ALIBABA FA RICCHI I LEGALI MA IN ITALIA LE IPO SONO IN SALDO
di nicola di molfetta
Una parcella da 15,775 milioni di dollari, che in euro fa 12,2 milioni e spiccioli. Pensare che si sta parlando della “notula” per un’Ipo, ossia un’operazione di quotazione in Borsa. Ovviamente, non siamo in Italia. Ma a Wall Street. Qui, a inizio settembre, il gigante cinese dell’e-commerce Alibaba ha avviato la procedura per lo sbarco sul listino a stelle e strisce con l’obiettivo di raccogliere 21 miliardi di dollari. L’offerta è stata coperta in due giorni, tanto che la società ha pensato di alzare ulteriormente la forchetta del prezzo di collocamento portandola fino a 68 dollari. E ha abbattuto il precedente record (18 miliardi, sempre di verdoni) detenuto da Facebook.
Al di là della cifra da capogiro pagata agli avvocati di Simpson Thacher e Sullivan & Cromwell, la notizia, letta da questa parte dell’Atlantico, lascia stupefatti soprattutto per una ragione: da anni, ormai, in Italia ci stanno dicendo che le Ipo sono deal a basso valore aggiunto e che il costo dell’assistenza legale in questa tipologia di operazioni non può ormai superare i 500mila euro (fatte salve rare eccezioni, talmente rare che non si riesce a citarne alcuna).
Perché, allora, Alibaba ha messo sul piatto una somma di questo genere per i suoi legali? Una cifra che, per dirla tutta, non è nemmeno la più alta che si sia vista di recente a lower Manhattan se si considerano i 33 milioni pagati per l’Ipo dell’Empire State building. Ma soprattutto come mai in Italia, questo tipo di operazioni, sono considerate poco più che un rituale burocratico che non può giustificare compensi a sei zeri?
Certo, si dirà, se si mette a confronto il rapporto percentuale tra l’ammontare della parcella Alibaba con il valore della quotazione e quello della parcella di un’Ipo made in Italy rispetto al valore della stessa, si noterà che si tratta di un moltiplicatore quantomeno simile. ?Vediamo. ?I 15,7 milioni pagati da Alibaba sono circa lo 0,075% della raccolta ipotizzata con l’Ipo. Mentre, se si considerano i 160mila euro pagati da Cassa Depositi e Prestiti per la quotazione di Fincantieri, si riscontrerà che si tratta dello 0,013%. Arrotondando per eccesso, il rapporto tra i moltiplicatori è di uno a cinque.
Un’eccezione? In effetti, la parcella legale pagata da Facebook per la sua quotazione è stata di ben altre dimensioni. I 2,6 milioni di dollari di notula risultano, infatti, pari allo 0,016% dei 16 miliardi di dollari messi in conto per la raccolta del listing del Social Network. Attenzione però a non cadere nell’errore di mischiare pere e mele.

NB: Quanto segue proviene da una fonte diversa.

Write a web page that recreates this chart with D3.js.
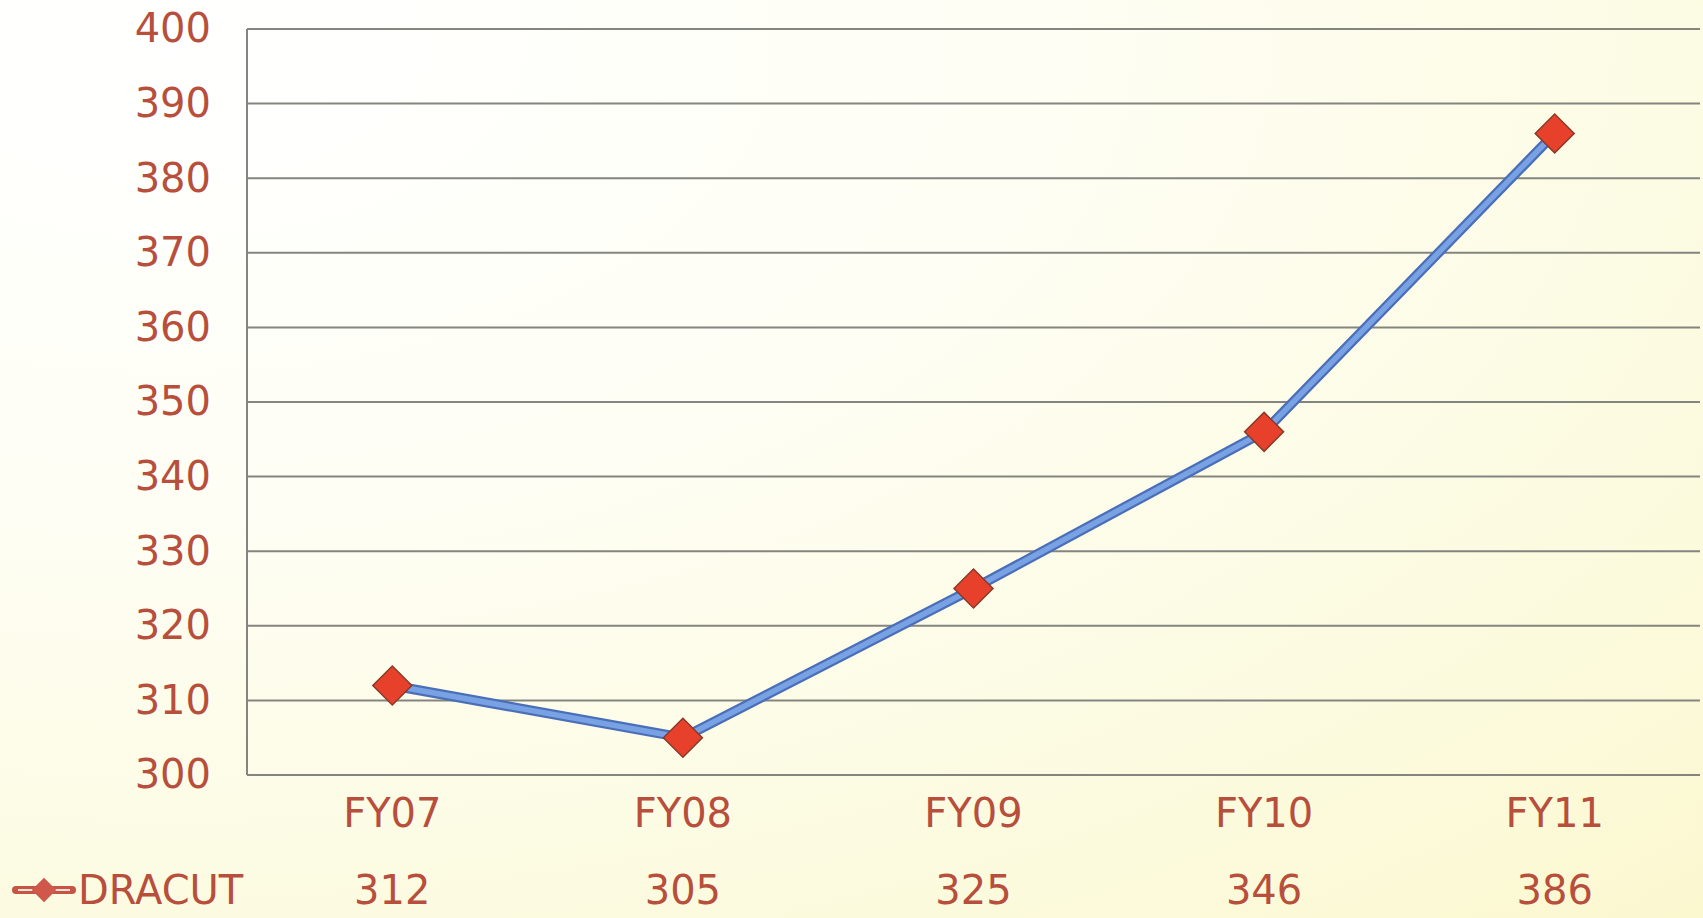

Se si ragiona tenendo in considerazione solo questi moltiplicatori si rischia di perdere di mira un dato fondamentale: il valore delle operazioni. Insomma, se gli avvocati americani di Simpson Thacher e Sullivan & Cromwell accettano di farsi pagare lo 0,075% del valore del deal è solo perché si sta parlando di un’operazione ultra miliardaria.
Invece, è possibile pensare, che questo radicale affossamento del valore riconosciuto in Italia alla consulenza legale per le Ipo sia l’effetto ultimo della guerra delle tariffe cominciata dalle law firm d’affari per evitare di perdere clientela in tempi di crisi. ?Come abbiamo scritto più volte in passato, una politica di ribassi senza freni, alla lunga, avrebbe portato a un livellamento verso il basso del costo accettato per i servizi legali da parte dei clienti. Ed è questo quello che si sta verificando.
Purtroppo, l’unico benchmark a disposizione è quello delle società pubbliche che, per dovere di trasparenza, fanno sapere a quanto appaltano determinati servizi. Ma ci sembra lecito pensare che per i privati valgano le stesse cifre, ovvero le stesse proporzioni. Purtroppo, in questo caso, “l’industria legale” è per buona parte responsabile dell’abbassamento dei compensi che il mercato è disposto a riconoscerle in questa tipologia di operazioni. Invertire la rotta, a questo punto, è molto difficile. «Servirebbe un’astensione di massa dal prossimo beauty contest», suggerisce un avvocato, socio di un importante insegna del settore. Ma forse sarebbe sufficiente imparare a dare il prezzo “giusto” ai propri servizi.